AQUENE, as a nanofluid, maintains chemical stability, kinetic stability and dispersion stability. When AQUENE displaces water in a closed loop chilled water system, it enhances the heat transfer within the chiller’s evaporator tubes and at the cooling coil tubes of the Air-Handling and Fan Coil Units (AHUs/FCUs). AQUENE increases the heat transfer in the tubes by causing disturbances in the boundary layer due to nanoparticle movements and this delays the process of the formation of the boundary layer. This delayed formation increases the entrance length where no boundary layer exists and therefore more than normal heat transfer happens.

The graphene nanoparticles in AQUENE also potentially cause an early shift of the flow pattern from laminar to turbulent and this again results in enhanced heat transfer. System energy reduction happens mainly when the compressor starts to ramp down (modulate/ closing of guide vane or slide valve etc.) much earlier due to enhanced heat transfer in the evaporator. Due to the faster rate of boiling of the refrigerant in the evaporator shell, compressor energy consumption is much lower. The high thermal conductivity of AQUENE also adds to the superior convective heat transfer performance.

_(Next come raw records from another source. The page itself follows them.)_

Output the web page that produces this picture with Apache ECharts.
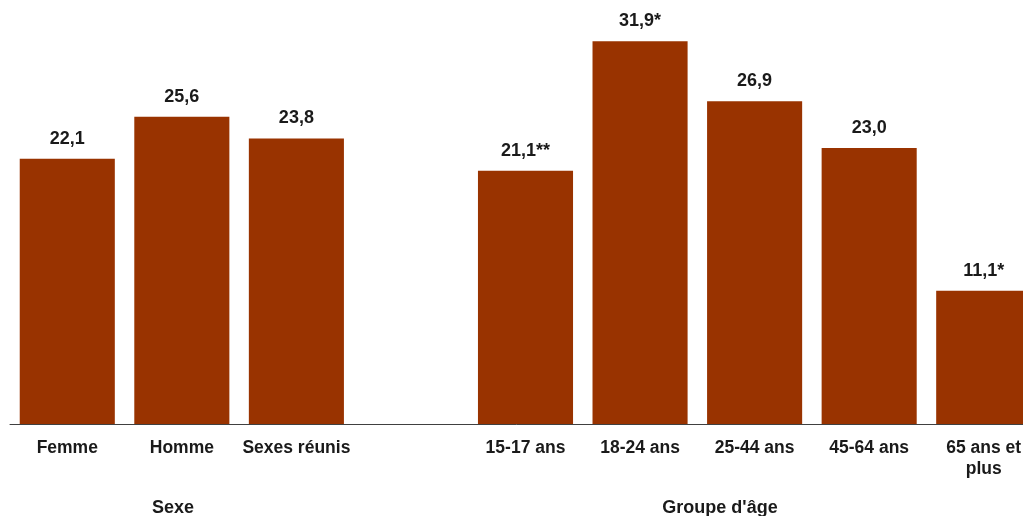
<!DOCTYPE html>
<html>
<head>
<meta charset="utf-8">
<script src="https://cdn.jsdelivr.net/npm/echarts@6/dist/echarts.min.js"></script>
<style>
html,body{margin:0;padding:0;background:#fff;}
#c{width:1023px;height:516px;}
</style>
</head>
<body>
<div id="c"></div>
<script>
const categories = ['Femme', 'Homme', 'Sexes réunis', '', '15-17 ans', '18-24 ans', '25-44 ans', '45-64 ans', '65 ans et\nplus'];
const values = [22.1, 25.6, 23.8, null, 21.1, 31.9, 26.9, 23.0, 11.1];
const notes = ['', '', '', '', '**', '*', '', '', '*'];
const groupLabels = ['Sexe', "Groupe d'âge"];

const chart = echarts.init(document.getElementById('c'), null, {renderer: 'canvas'});
const font = 'Arial, "Liberation Sans", sans-serif';
chart.setOption({
  animation: false,
  backgroundColor: '#ffffff',
  grid: {left: 10, top: 4, width: 1031, height: 420, containLabel: false, outerBoundsMode: 'none'},
  xAxis: {
    type: 'category',
    data: categories,
    axisLine: {show: true, lineStyle: {color: '#404040', width: 1}},
    axisTick: {show: false},
    axisLabel: {
      interval: 0, margin: 14, color: '#1a1a1a', fontFamily: font,
      fontWeight: 'bold', fontSize: 17.5, lineHeight: 21, verticalAlign: 'top'
    }
  },
  yAxis: {
    type: 'value', min: 0, max: 35,
    show: false, splitLine: {show: false}
  },
  series: [{
    type: 'bar',
    data: values,
    barCategoryGap: '17%',
    itemStyle: {color: '#993300'},
    label: {
      show: true, position: 'top', distance: 11,
      color: '#1a1a1a', fontFamily: font, fontWeight: 'bold', fontSize: 18,
      formatter: p => p.value == null ? '' : p.value.toFixed(1).replace('.', ',') + notes[p.dataIndex]
    }
  }],
  graphic: [
    {type: 'text', x: 173, y: 499, style: {text: groupLabels[0], fill: '#1a1a1a', font: 'bold 18px ' + font, textAlign: 'center', textVerticalAlign: 'top'}},
    {type: 'text', x: 720, y: 499, style: {text: groupLabels[1], fill: '#1a1a1a', font: 'bold 18px ' + font, textAlign: 'center', textVerticalAlign: 'top'}}
  ]
});
</script>
</body>
</html>
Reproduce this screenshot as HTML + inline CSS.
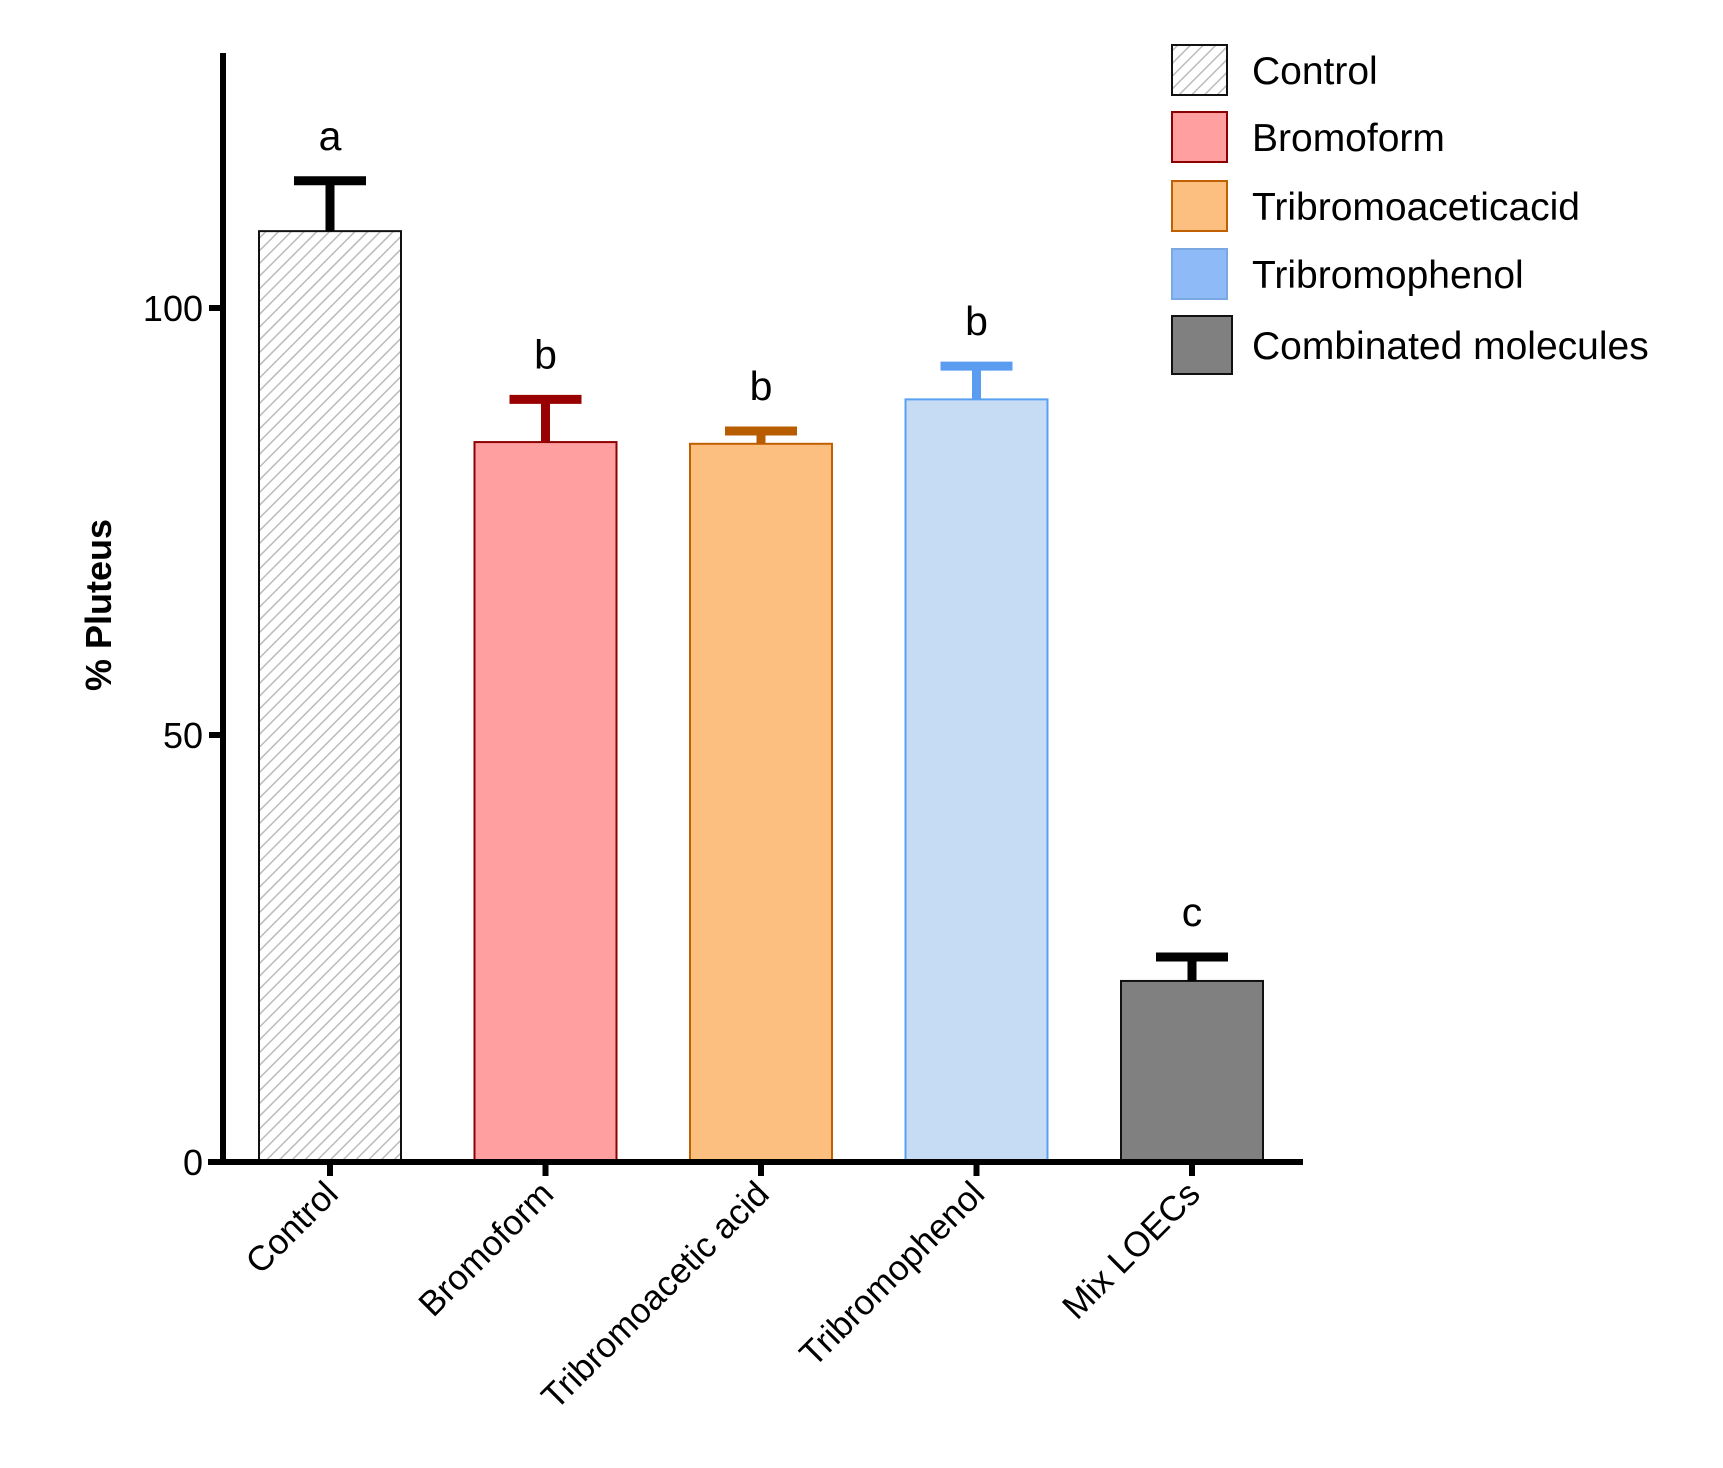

AQUENE is prepared by sonicating functionalized graphene with pre-treated water. The synthesis is done to maintain the chemical stability, kinetic stability and dispersion stability of AQUENE. Both covalent and non-covalent methods are used to produce various mixes of AQUENE. The final product can be used directly in cooling and heating systems, replacing water. In other cases, certain slurry-like mixes can be produced and packed for our global partners to prepare the final AQUENE solution based on the formulations provided by us.